In 2018, Indonesia initiated monetary cooperation with two ASEAN countries marked by the Local Currency Settlement framework as a foreign currency exchange system. The two ASEAN countries are Malaysia and Thailand. Now, the implementation of this monetary policy continues to be pushed and has spread to Japan and China. 

Local Currency Settlement (LCS) is the settlement of bilateral transactions carried out by two countries using the local currency prevailing in each country. This policy aims to reduce dependence on the US dollar currency for bilateral trade transaction settlement and maintain the stability of the local currency value. 

LCS Implementation 

In practice, the implementation of this LCS is established through the cooperation of the central bank in each country. Then, the central bank appointed several banks in their respective countries to act as Appointed Cross Currency Dealers (ACCD). 

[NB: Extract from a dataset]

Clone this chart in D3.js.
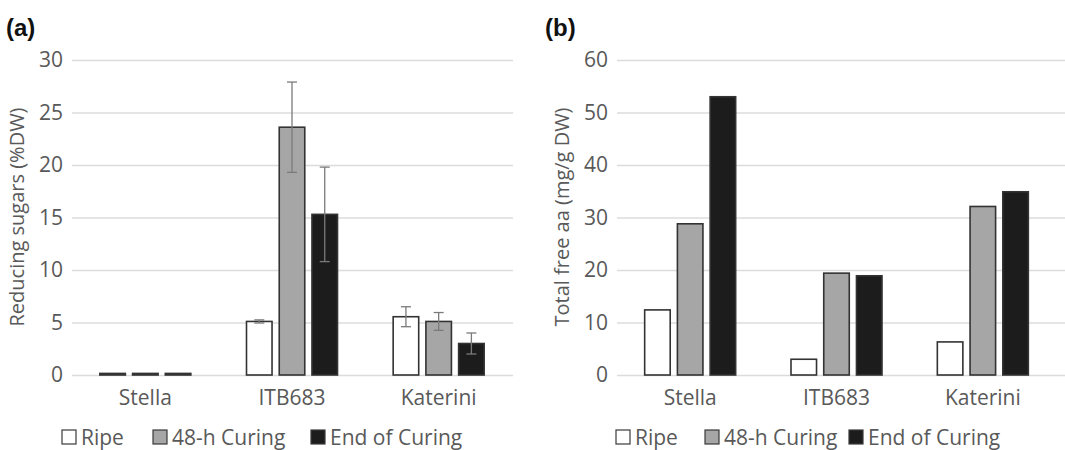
<!DOCTYPE html>
<html>
<head>
<meta charset="utf-8">
<script src="https://cdn.jsdelivr.net/npm/d3@7"></script>
<style>
  body { margin: 0; background: #fff; }
  text { font-family: "Open Sans", sans-serif; }
</style>
</head>
<body>
<div id="chart"></div>
<script>
// cultivars and curing stages
var cultivars = ["Stella", "ITB683", "Katerini"];
var stages = ["Ripe", "48-h Curing", "End of Curing"];
var stage_fill = ["#ffffff", "#a6a6a6", "#1c1c1c"];

// (a) reducing sugars, %DW, with error
var sugars = [
    [0.15, 5.1, 5.55],    // Ripe
    [0.15, 23.6, 5.1],    // 48-h
    [0.15, 15.3, 3.0]     // End
];
var sugars_err = [
    [0, 0.15, 0.95],
    [0, 4.3, 0.85],
    [0, 4.5, 1.0]
];
var sugars_ticks = [0, 5, 10, 15, 20, 25, 30];

// (b) total free aa, mg/g DW
var aminos = [
    [12.4, 3.0, 6.3],
    [28.8, 19.4, 32.1],
    [53.0, 18.9, 34.9]
];
var aminos_ticks = [0, 10, 20, 30, 40, 50, 60];

var svg = d3.select("#chart").append("svg")
    .attr("width", 1065)
    .attr("height", 450);

function draw_panel(opt) {
    var g = svg.append("g");

    var y = d3.scaleLinear().domain([0, d3.max(opt.ticks)]).range([375, 60]);
    var x0 = d3.scaleBand().domain(cultivars).range([opt.left, opt.right]);
    var x1 = d3.scaleBand().domain(d3.range(3)).range([-45.5, 45.5]).paddingInner(0.22);

    // gridlines
    var yAxis = d3.axisLeft(y).tickValues(opt.ticks).tickSize(-(opt.gridRight - opt.left)).tickPadding(9);
    var ga = g.append("g").attr("transform", "translate(" + opt.left + ",0)").call(yAxis);
    ga.select(".domain").remove();
    ga.selectAll(".tick line").attr("stroke", "#dcdcdc").attr("stroke-width", 1.3);
    ga.selectAll(".tick text").attr("fill", "#595959").style("font-size", "21px");

    // bars
    stages.forEach(function(s, si) {
        g.selectAll(".bar" + si).data(cultivars).enter().append("rect")
            .attr("x", function(c) { return x0(c) + x0.bandwidth() / 2 + x1(si); })
            .attr("width", x1.bandwidth())
            .attr("y", function(c, ci) { return y(opt.values[si][ci]); })
            .attr("height", function(c, ci) { return y(0) - y(opt.values[si][ci]); })
            .attr("fill", stage_fill[si])
            .attr("stroke", "#333")
            .attr("stroke-width", 1.6);
    });

    // error bars
    if (opt.err) {
        stages.forEach(function(s, si) {
            cultivars.forEach(function(c, ci) {
                var e = opt.err[si][ci];
                if (!e) return;
                var v = opt.values[si][ci];
                var cx = x0(c) + x0.bandwidth() / 2 + x1(si) + x1.bandwidth() / 2;
                var eg = g.append("g").attr("stroke", "#7a7a7a").attr("stroke-width", 1.3);
                eg.append("line").attr("x1", cx).attr("x2", cx).attr("y1", y(v + e)).attr("y2", y(v - e));
                eg.append("line").attr("x1", cx - 5).attr("x2", cx + 5).attr("y1", y(v + e)).attr("y2", y(v + e));
                eg.append("line").attr("x1", cx - 5).attr("x2", cx + 5).attr("y1", y(v - e)).attr("y2", y(v - e));
            });
        });
    }

    // category labels
    var xAxis = d3.axisBottom(x0).tickSize(0).tickPadding(15);
    var gx = g.append("g").attr("transform", "translate(0,375)").call(xAxis);
    gx.select(".domain").remove();
    gx.selectAll(".tick text").attr("fill", "#595959").style("font-size", "21px");

    // axis title
    g.append("text")
        .attr("transform", "translate(" + opt.titleX + ",217) rotate(-90)")
        .attr("text-anchor", "middle")
        .attr("fill", "#595959")
        .style("font-size", "20px")
        .text(opt.title);

    // panel letter
    g.append("text")
        .attr("x", opt.letterX).attr("y", 36)
        .attr("fill", "#111")
        .style("font-family", "Arial, 'Liberation Sans', sans-serif")
        .style("font-weight", "bold")
        .style("font-size", "24px")
        .text(opt.letter);

    // legend
    var lg = g.append("g").selectAll("g").data(stages).enter().append("g")
        .attr("transform", function(d, i) { return "translate(" + opt.legendX[i] + ",437)"; });
    lg.append("rect")
        .attr("x", 0).attr("y", -7).attr("width", 14).attr("height", 14)
        .attr("fill", function(d, i) { return stage_fill[i]; })
        .attr("stroke", "#3a3a3a").attr("stroke-width", 1.2);
    lg.append("text")
        .attr("x", 19).attr("y", 8)
        .attr("fill", "#595959")
        .style("font-size", "21px")
        .text(function(d) { return d; });
}

draw_panel({
    left: 72, right: 512, gridRight: 513,
    values: sugars, err: sugars_err, ticks: sugars_ticks,
    title: "Reducing sugars (%DW)", titleX: 24,
    letter: "(a)", letterX: 6,
    legendX: [62, 153, 311]
});

draw_panel({
    left: 617, right: 1056, gridRight: 1065,
    values: aminos, err: null, ticks: aminos_ticks,
    title: "Total free aa (mg/g DW)", titleX: 569,
    letter: "(b)", letterX: 545,
    legendX: [616, 705, 849]
});
</script>
</body>
</html>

The banks designated as ACCD are banks deemed to have the ability to facilitate transactions in foreign currencies following the agreed LCS cooperation framework. There are three basic judgments in the appointment of ACCD banks. 

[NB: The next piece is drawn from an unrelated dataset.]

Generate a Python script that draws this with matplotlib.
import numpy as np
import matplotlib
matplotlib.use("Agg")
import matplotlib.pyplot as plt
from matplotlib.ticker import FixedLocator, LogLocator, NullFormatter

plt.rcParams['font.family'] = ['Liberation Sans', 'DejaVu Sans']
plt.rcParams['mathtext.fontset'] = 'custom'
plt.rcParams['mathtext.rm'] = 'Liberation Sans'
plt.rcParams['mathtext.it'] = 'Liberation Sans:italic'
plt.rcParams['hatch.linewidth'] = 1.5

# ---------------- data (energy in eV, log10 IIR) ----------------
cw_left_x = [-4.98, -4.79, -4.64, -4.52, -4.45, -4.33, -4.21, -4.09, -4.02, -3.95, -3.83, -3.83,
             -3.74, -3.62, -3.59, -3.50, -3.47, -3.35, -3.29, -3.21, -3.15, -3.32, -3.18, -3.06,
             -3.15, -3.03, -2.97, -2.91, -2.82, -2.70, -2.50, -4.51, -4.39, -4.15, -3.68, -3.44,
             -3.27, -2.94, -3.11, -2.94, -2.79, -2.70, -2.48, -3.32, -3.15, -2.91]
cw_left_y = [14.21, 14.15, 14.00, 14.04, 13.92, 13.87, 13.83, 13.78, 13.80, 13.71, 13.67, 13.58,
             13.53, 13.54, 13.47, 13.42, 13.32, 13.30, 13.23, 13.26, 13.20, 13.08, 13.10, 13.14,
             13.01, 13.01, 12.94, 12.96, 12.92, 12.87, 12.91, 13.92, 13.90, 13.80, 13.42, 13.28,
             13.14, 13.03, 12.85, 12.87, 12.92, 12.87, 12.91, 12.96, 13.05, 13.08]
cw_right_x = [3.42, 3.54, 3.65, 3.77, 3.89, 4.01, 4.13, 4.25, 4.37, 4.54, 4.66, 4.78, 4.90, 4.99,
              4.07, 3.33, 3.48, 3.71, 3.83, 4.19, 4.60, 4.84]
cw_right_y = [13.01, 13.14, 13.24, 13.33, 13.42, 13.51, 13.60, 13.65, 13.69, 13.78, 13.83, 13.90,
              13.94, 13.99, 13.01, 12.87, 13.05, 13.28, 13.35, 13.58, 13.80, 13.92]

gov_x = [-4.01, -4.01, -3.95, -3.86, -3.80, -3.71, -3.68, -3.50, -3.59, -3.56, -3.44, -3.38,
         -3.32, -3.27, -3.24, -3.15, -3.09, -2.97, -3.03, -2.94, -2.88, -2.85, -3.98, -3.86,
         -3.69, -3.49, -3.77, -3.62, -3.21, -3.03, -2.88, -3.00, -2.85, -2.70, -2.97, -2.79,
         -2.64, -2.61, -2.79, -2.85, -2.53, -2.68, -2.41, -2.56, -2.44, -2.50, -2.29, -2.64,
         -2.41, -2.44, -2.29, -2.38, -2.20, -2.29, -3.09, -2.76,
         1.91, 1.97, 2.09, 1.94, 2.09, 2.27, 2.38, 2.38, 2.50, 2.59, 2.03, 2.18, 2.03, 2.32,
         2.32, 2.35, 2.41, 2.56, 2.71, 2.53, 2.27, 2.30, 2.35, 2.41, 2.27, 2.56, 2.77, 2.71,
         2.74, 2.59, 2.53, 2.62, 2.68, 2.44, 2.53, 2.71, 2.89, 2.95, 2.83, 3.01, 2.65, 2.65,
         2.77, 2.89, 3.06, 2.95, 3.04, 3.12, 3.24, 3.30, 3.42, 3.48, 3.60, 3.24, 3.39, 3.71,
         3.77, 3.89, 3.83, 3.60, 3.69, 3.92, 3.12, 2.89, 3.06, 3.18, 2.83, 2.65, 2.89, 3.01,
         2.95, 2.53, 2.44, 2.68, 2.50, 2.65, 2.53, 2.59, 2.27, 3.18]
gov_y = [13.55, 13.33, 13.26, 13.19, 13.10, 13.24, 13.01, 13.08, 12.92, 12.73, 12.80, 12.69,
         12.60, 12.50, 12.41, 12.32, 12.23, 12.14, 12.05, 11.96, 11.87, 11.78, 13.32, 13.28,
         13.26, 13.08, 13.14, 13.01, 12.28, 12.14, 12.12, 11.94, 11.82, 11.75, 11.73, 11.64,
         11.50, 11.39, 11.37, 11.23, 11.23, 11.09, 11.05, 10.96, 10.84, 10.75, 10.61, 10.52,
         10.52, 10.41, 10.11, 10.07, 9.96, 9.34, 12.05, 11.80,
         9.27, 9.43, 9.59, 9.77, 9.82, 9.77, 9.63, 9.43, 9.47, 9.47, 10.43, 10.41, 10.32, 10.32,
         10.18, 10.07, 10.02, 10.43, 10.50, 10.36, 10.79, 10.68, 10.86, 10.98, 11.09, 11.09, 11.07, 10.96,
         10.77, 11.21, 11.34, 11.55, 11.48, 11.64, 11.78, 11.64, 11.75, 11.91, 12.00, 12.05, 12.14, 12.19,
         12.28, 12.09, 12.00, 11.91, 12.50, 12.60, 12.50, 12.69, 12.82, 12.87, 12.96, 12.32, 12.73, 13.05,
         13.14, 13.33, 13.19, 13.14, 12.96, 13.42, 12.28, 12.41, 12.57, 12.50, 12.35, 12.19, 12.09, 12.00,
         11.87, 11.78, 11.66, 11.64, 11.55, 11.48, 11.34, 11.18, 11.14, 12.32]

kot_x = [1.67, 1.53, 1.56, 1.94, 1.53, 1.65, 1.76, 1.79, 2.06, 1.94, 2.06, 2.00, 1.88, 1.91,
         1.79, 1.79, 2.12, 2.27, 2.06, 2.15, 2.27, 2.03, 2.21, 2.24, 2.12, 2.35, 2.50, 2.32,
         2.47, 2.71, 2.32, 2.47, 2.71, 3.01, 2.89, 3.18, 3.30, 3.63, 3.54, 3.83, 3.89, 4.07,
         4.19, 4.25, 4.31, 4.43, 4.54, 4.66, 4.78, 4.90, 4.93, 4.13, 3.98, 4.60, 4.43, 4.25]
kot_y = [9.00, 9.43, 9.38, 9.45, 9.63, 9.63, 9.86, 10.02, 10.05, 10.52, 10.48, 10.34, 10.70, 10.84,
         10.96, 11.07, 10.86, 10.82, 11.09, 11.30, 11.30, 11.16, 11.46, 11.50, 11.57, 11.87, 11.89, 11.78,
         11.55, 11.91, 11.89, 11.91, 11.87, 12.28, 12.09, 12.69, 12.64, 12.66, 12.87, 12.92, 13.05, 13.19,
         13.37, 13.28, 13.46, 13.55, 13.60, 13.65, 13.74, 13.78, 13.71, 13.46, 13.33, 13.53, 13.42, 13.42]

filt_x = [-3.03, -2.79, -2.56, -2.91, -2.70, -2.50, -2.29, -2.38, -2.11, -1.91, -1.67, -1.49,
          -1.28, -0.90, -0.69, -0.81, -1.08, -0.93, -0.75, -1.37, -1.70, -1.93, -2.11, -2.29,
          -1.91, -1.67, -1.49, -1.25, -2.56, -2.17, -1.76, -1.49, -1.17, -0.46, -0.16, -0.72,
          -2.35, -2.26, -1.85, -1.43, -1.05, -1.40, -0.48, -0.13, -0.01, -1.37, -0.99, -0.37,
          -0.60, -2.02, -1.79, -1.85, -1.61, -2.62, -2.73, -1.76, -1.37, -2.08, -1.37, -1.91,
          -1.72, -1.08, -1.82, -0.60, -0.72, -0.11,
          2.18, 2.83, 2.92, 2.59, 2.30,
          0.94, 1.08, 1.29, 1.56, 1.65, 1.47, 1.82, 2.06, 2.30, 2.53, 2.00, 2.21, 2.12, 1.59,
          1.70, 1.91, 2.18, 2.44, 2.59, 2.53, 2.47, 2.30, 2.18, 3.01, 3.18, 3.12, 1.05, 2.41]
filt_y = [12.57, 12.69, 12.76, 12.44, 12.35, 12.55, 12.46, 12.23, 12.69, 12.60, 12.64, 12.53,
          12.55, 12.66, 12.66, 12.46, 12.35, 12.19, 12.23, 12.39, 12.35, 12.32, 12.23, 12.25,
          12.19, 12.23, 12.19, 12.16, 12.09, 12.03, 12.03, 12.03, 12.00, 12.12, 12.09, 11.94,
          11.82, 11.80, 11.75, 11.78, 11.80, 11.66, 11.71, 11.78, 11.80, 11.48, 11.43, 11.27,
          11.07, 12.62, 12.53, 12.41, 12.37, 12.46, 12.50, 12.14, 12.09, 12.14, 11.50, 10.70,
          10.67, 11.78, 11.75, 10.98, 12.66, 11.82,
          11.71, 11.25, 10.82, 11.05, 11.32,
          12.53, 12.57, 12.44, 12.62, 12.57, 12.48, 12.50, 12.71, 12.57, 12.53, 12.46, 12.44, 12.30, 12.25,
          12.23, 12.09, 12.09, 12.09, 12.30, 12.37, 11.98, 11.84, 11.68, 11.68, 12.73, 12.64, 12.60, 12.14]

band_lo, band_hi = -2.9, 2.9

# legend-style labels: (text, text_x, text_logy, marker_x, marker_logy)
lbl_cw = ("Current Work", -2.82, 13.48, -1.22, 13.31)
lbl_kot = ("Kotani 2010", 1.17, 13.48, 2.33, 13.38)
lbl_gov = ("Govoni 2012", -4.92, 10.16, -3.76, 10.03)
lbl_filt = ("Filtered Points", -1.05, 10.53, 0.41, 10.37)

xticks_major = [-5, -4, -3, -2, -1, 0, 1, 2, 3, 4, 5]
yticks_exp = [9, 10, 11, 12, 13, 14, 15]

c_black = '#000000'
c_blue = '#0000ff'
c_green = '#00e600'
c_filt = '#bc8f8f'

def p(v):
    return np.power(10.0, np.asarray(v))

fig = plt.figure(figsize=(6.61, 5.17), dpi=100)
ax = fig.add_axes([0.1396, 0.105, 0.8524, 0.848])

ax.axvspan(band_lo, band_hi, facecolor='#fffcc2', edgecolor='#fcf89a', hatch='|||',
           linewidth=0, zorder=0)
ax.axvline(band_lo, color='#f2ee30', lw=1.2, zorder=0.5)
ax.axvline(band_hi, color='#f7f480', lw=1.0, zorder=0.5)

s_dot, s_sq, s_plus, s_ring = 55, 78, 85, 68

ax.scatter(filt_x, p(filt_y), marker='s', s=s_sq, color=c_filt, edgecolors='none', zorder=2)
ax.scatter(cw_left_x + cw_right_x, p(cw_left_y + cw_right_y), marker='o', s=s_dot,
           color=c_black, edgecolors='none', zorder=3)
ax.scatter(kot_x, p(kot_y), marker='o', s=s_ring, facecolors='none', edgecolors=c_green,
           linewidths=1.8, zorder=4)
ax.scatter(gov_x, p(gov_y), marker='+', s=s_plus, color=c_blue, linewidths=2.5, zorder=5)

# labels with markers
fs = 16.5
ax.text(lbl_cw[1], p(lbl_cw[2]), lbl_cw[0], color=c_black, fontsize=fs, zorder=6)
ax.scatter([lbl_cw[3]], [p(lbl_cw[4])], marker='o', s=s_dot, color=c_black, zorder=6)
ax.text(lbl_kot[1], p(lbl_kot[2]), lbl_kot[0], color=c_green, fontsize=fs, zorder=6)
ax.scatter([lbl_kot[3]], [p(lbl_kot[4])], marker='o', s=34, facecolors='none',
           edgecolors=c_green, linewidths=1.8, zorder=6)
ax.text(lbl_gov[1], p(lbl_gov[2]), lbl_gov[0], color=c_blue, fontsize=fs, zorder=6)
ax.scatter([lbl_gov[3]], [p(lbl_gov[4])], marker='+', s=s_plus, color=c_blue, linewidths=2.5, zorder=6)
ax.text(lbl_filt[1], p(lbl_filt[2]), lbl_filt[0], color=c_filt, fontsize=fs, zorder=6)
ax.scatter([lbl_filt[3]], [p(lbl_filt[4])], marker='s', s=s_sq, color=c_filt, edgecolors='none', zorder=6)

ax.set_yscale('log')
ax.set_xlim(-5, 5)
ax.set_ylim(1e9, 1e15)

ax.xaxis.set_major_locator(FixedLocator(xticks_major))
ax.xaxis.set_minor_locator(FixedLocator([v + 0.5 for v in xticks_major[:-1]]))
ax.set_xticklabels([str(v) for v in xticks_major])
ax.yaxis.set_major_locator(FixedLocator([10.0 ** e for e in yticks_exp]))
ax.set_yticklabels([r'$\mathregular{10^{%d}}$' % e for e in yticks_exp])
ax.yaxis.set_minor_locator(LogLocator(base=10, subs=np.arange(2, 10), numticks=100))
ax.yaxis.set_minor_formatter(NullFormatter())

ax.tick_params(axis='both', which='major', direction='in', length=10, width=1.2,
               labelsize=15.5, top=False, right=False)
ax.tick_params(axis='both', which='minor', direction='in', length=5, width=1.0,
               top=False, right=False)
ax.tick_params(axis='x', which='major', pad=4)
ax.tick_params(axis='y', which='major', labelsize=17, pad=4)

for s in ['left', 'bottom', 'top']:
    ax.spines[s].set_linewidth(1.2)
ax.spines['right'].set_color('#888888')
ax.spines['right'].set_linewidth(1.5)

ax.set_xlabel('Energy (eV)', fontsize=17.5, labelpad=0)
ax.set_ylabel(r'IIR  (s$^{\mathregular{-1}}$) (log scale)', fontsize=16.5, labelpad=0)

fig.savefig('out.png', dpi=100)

First, the bank was considered to have a good level of business resilience and health. Second, they are experienced in facilitating trade/investment transactions and can provide various financial services. Third, having good cooperative relationships with banks in partner countries. 

As the central bank in Indonesia, Bank Indonesia initiated this LCS collaboration with Bank Negara Malaysia (BNM) and the Bank of Thailand (BOT). Then, LCS cooperation expanded in 2020 through an MoU signed between the Ministry of Finance of Japan and Bank Indonesia. Most recently, Bank Indonesia (BI) and the People’s Bank of China (PBC) officially started the LCS cooperation implementation on September 6, 2021. 

There are four types of transactions facilitated by LCS, namely: 

  • Trade in goods and services between Indonesia and partner countries (receipt of import/export payments). 
  • Primary income transactions, such as receipt and payment of labor compensation transactions, as well as investment income (direct investment, portfolio investment, and/or other investments). 
  • Secondary income transactions, such as remittances that include receipts and payments from the government sector or other sectors. except for grants, prizes, donations, and/or the like. 
  • There is a direct investment between Indonesian LCS customers and LCS customers from partner countries, with a minimum limit. 10% ownership of the company. 

Innovative Steps in Strengthening the Positively Welcomed Economy 

Before the LCS cooperation framework formed, bilateral trade transactions always used US dollars in the payment system. For example, if an Indonesian entrepreneur wants to trade with a Thai entrepreneur, they must convert Rupiah into dollars first and then exchange it for Bath currency, and vice versa. 

That situation makes trade and business activities between the two countries inefficient because it takes more time to convert their money into US dollars. In addition, the currency exchange practice can also impact the value of the dollar to strengthen, which can indirectly make the local currency depressed. 

Therefore, many parties gave a positive response when Bank Indonesia initiated the LCS cooperation framework. It is because the LCS cooperation framework considered providing many benefits for business players, such as:  

  • Without cross-rate with US dollars, transaction conversion costs become more efficient, 
  • Availability of alternative export financing/direct investment in local currency, 
  • Availability of alternative hedging instruments in local currency, and 
  • Diversification of exposure to currencies used in settlement of transactions. 

Doddy Zulverdy, Executive Director and Head of Department of Bank Indonesia, explained that the implementation of LCS with partner countries has shown a positive trend. The application of LCS from Indonesia’s total trade with Malaysia in 2018 only reached 1.4 percent. In 2019, the share rose to 3.6 percent and 4.1 percent in 2020. 

The same thing happened with Thailand. In 2018, the implementation of LCS only reached 0.6 percent. Its market share increased to 1.1 percent in 2019 and will rise to 1.3 percent in 2020. 

In Japan, this upward trend is also visible. The portion only reached 0.7 percent in the first three months following the signing of the LCS agreement in 2020.It increased by 3.4 percent in the first six months of 2021. 

The LCS policy is one of the innovative moves from Bank Indonesia’s many policies to create a better economy. The presence of LCS is also a breath of fresh air for business players because now they can use their respective countries’ currencies in completing bilateral transactions. 

Thus, the dependence on the US Dollar currency for bilateral trade transactions settlement is expected to be reduced. In the end, this will help the country maintain the stability of the local currency value.